Ouedraogo's first commercial success, Yaaba (Grandmother), narrates the story of two young children who befriend an old woman wrongly accused of malevolent sorcery. This film exemplifies Ouedraogo's interest in the multiple ramifications of individual choices. It also demonstrates Ouedraogo's skill at adapting the poetics of African oral tales to contemporary cinema. Nwachukwu Frank Ukadike notes that Ouedraogo "fuses the neorealist penchant for eliciting polished performance from nonprofessionals with the African narrative tradition of the griot . . . as in the oral tradition, a story's interest and attraction for an audience depend upon how creatively a storyteller embellishes what he has heard or taken from his own experience." Ouedraogo's humor, wit, and keen sense of drama in Yaaba earned him international acclaim as an exceptional storyteller and filmmaker.
Ouedraogo's second big success was Tilai (The Law).
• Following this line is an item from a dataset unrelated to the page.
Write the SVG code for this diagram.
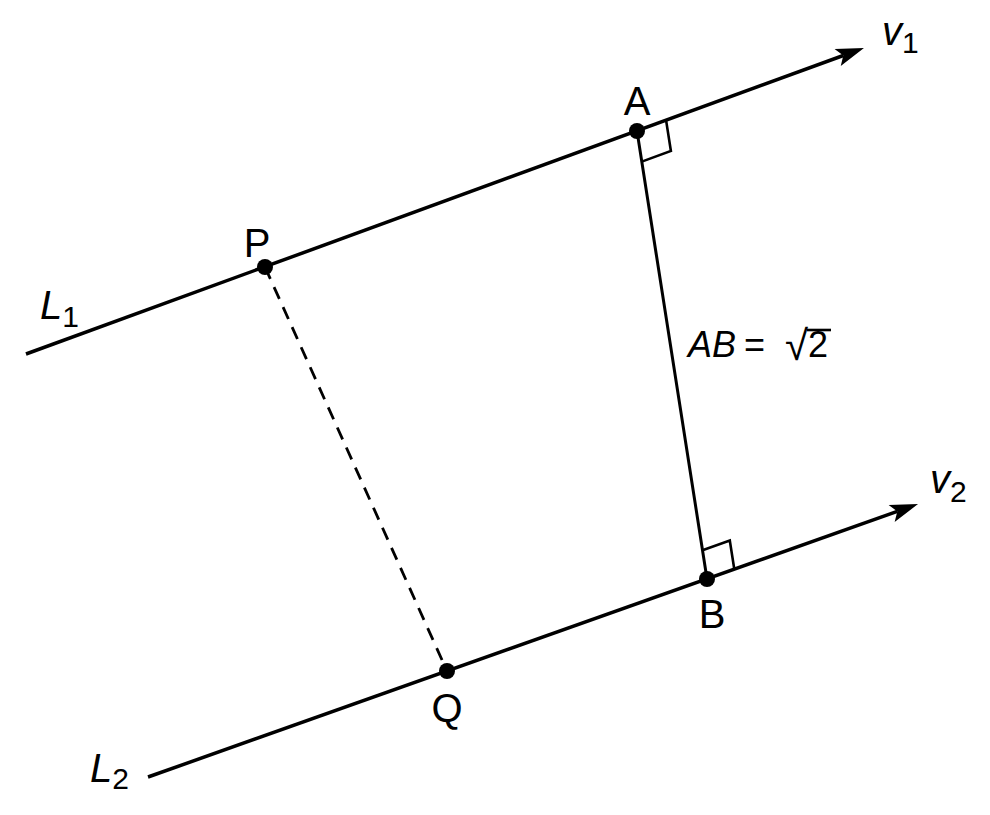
<svg xmlns="http://www.w3.org/2000/svg" width="990" height="815" viewBox="0 0 990 815">
<style>
.ln{stroke:#000;stroke-width:3.5;fill:none;stroke-linecap:butt}
.seg{stroke:#000;stroke-width:3;fill:none}
.dash{stroke:#000;stroke-width:2.8;fill:none;stroke-dasharray:13 9}
.ra{stroke:#000;stroke-width:2.6;fill:none}
.dot{fill:#000}
.lbl{font-family:"Liberation Sans",Arial,sans-serif;font-size:40px;fill:#000}
.eq{font-size:36px}
.it{font-style:italic}
.sub{font-size:30px}
</style>
<defs>
<marker id="arr" markerUnits="userSpaceOnUse" viewBox="-8 -10 32 20" markerWidth="32" markerHeight="20" refX="0" refY="0" orient="auto">
<path d="M22,0 L-6,-9 L0,0 L-6,9 z" fill="#000"/>
</marker>
</defs>
<rect width="990" height="815" fill="#fff"/>
<g id="connectors">
<line id="L1" class="ln" x1="26" y1="354" x2="843.3" y2="55.5" marker-end="url(#arr)"/>
<line id="L2" class="ln" x1="148" y1="777" x2="897.3" y2="511.4" marker-end="url(#arr)"/>
<line id="AB" class="seg" x1="637" y1="131" x2="707" y2="579"/>
<line id="PQ" class="dash" x1="265" y1="267" x2="447" y2="671"/>
<polyline class="ra" points="666.1,120.4 670.9,151.0 641.8,161.6"/>
<polyline class="ra" points="702.5,550.3 729.8,540.6 734.3,569.3"/>
</g>
<g id="node-A"><circle class="dot" cx="637" cy="131" r="8"/><text class="lbl" x="637" y="115" text-anchor="middle">A</text></g>
<g id="node-P"><circle class="dot" cx="265" cy="267" r="8"/><text class="lbl" x="257" y="257" text-anchor="middle">P</text></g>
<g id="node-B"><circle class="dot" cx="707" cy="579" r="8"/><text class="lbl" x="712" y="628" text-anchor="middle">B</text></g>
<g id="node-Q"><circle class="dot" cx="447" cy="671" r="8"/><text class="lbl" x="447" y="722" text-anchor="middle">Q</text></g>
<g id="label-L1"><text class="lbl" x="40" y="319"><tspan class="it">L</tspan><tspan class="sub" dy="8">1</tspan></text></g>
<g id="label-L2"><text class="lbl" x="90" y="782"><tspan class="it">L</tspan><tspan class="sub" dy="7">2</tspan></text></g>
<g id="label-v1"><text class="lbl" x="882" y="45"><tspan class="it">v</tspan><tspan class="sub" dy="8">1</tspan></text></g>
<g id="label-v2"><text class="lbl" x="930" y="493"><tspan class="it">v</tspan><tspan class="sub" dy="9">2</tspan></text></g>
<g id="label-AB">
<text class="lbl eq it" x="688" y="357">AB</text>
<text class="lbl eq" x="744" y="357">=</text>
<text class="lbl eq" x="785" y="357"><tspan style="font-size:42px" dy="3">√</tspan><tspan dy="-3">2</tspan></text>
<line x1="807" y1="330" x2="831" y2="330" stroke="#000" stroke-width="2.6"/>
</g>
</svg>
At the film's beginning, the protagonist, Saga, leaves his village. His life away from home is left out of the narrative, which speaks to Ouedraogo's commitment to rural life. Saga returns to find that his father has married the woman he loves, Nogma. Nogma and Saga decide to disobey the law and escape to another village. Saga's brother, Kougri, also refuses to follow his father's order to punish Saga with death. Ouedraogo sympathizes with young villagers' desires for change, but treats his elder characters with sensitivity. The film depicts the injustices of certain traditional laws in addition to the difficulties involved in defying them. At the same time, Ouedraogo deeply respects his country's cultures, and sides with their battles for self-preservation.
Although Ouedraogo often critiques strict traditional laws, his love for his African heritage is clear in his films. His appreciation for African traditional life is expressed poignantly in Un cri du coeur (A Cry from the Heart). Here, a young boy named Moctar moves from his village in order to live with his middle-class parents, who have immigrated to France. Pained by his nostalgia for his village, and especially for his grandfather, Moctar has difficulty adjusting. When he has visions of a hyena on the streets, he alarms his parents, who hoped that France would provide Moctar with better opportunities. Un cri du coeur, like numerous African literary works, examines the affection shared between the older African generation and their grandchildren. When Moctar's hyena, a strong figure in African folklore, appears for the last time, it takes the form of his dear grandfather.
In the context of African cinema, Ouedraogo's films have been especially successful. He is committed to filming the specific realities of his home country, yet his themes of fidelity, resistance, transformation, and the recovery of traditions have touched diverse, world-wide audiences.